L’œil distingue des pans de forêts, entrevoit des marais, soupçonne des grottes, des collines ou de simples escarpements… Et toujours le noir et blanc domine. Ces paysages immobiles et immuables, empreints de mélancolie, de mystère et de mysticisme peuplent les dessins à l’encre, mais aussi les toiles et installations de Yehudit Sasportas. Née en Israël, la jeune femme a vécu une partie de son enfance au Maroc, avant de revenir dans son pays natal, puis de s’installer en Allemagne. Aujourd’hui, elle partage sa vie entre Berlin et Tel Aviv et puise son inspiration à la fois de ses racines, nourries de coutumes ancestrales, mais aussi de la culture, de la philosophie et de la spiritualité occidentales.
Les liens subtils et indéfectibles qu’elle a su tisser entre tradition et modernité, passé révolu et futur incertain, entre éléments fossiles et images numériques, ont permis à l’artiste de développer une œuvre puissante et touchante ; il en émane un étonnant et riche contraste, privilège de son expérience de vie au Proche-Orient et de la relation qu’elle entretient avec l’extrême rationalité de l’Occident. Ainsi sa connaissance des oliveraies d’Israël comme celle des sommets suisses ou de la tradition picturale européenne du paysage, participent-elles, chacune à sa manière, à l’élaboration de son univers particulier, harmonieux et non sans mystère, qui a le pouvoir de nous entraîner bien au-delà des frontières du temps et de l’espace.

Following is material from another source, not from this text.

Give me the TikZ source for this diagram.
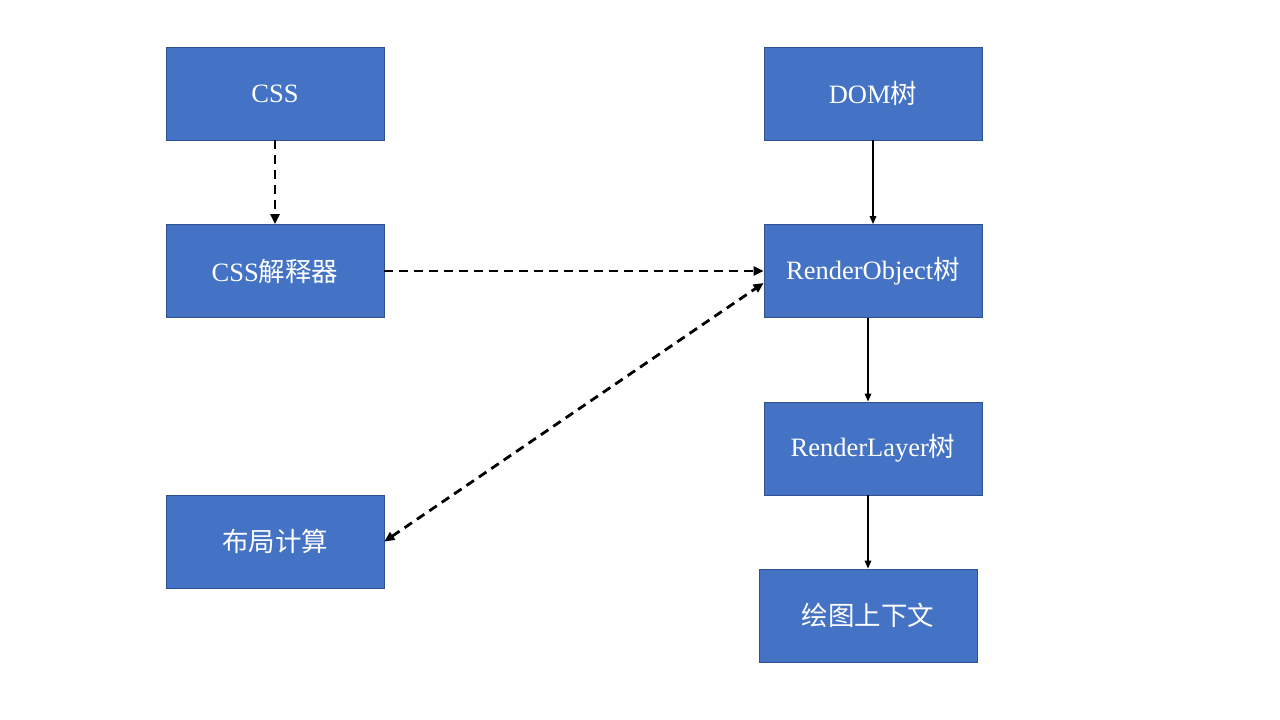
\documentclass[tikz,border=0pt]{standalone}
\usepackage{fontspec}
\setmainfont{Liberation Serif}
\newfontfamily\cjk{Noto Sans CJK SC}
\usetikzlibrary{arrows.meta}
\begin{document}
\begin{tikzpicture}[x=1pt,y=-1pt,
  box/.style={fill=boxfill, draw=boxline, line width=0.8pt, minimum width=218pt, minimum height=93pt, inner sep=0pt, text=white, font=\fontsize{26.5}{30}\selectfont},
  solidarr/.style={line width=1.6pt, -{Triangle[length=8pt,width=6.5pt]}},
  dasharr/.style={line width=2.8pt, dash pattern=on 9pt off 6pt, -{Triangle[length=10pt,width=9pt]}}]
\definecolor{boxfill}{HTML}{4472C4}
\definecolor{boxline}{HTML}{2F528F}
\useasboundingbox (0,0) rectangle (1280,720);
\node[box] (css) at (275,93.5) {CSS};
\node[box] (parser) at (275,271) {CSS{\cjk 解释器}};
\node[box] (layout) at (275,541.5) {{\cjk 布局计算}};
\node[box] (dom) at (873,93.5) {DOM{\cjk 树}};
\node[box] (ro) at (873,271) {RenderObject{\cjk 树}};
\node[box] (rl) at (873,448.5) {RenderLayer{\cjk 树}};
\node[box] (ctx) at (868,615.5) {{\cjk 绘图上下文}};
\draw[dasharr] (css.south) -- (parser.north);
\draw[dasharr] (parser.east) -- (ro.west);
\draw[dasharr, {Triangle[length=10pt,width=9pt]}-{Triangle[length=10pt,width=9pt]}] (layout.east) -- (ro.west |- 0,283);
\draw[solidarr] (dom.south) -- (ro.north);
\draw[solidarr] (ro.south -| 868,0) -- (rl.north -| 868,0);
\draw[solidarr] (rl.south -| 868,0) -- (ctx.north);
\end{tikzpicture}
\end{document}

Si elle a exposé régulièrement ces dernières années en Europe et aux Etats-Unis, avec une participation remarquée à la 52e Biennale de Venise en 2007, c’est la première fois depuis cinq ans que l’artiste bénéficie d’une exposition personnelle dans son pays d’origine. Deux installations sont actuellement présentées à Tel Aviv. La première, Ghardy Local Voices, met en scène, dans une grande pièce obscure, six écrans vidéo sur lesquels défilent lentement des images, dessinées ou peintes, de forêts, marais et autres paysages, sombres et en noir et blanc. La seconde, Magnetic Hearts, a été réalisée à partir d’un procédé de dessin développé par l’artiste dans son studio berlinois, procédé mêlant le thème classique de la nature morte – elle prend ici pour modèles des plantes marécageuses cueillies dans les environs de Berlin – avec un processus électromagnétique ; les tiges sont munies de minuscules aimants qui induisent du mouvement entre elles, l’animation ainsi générée inspirant directement le tracé de l’œuvre. Yehudit Sasportas participera également, à la fin du mois, à l’édition 2009, à Paris, de la Fiac.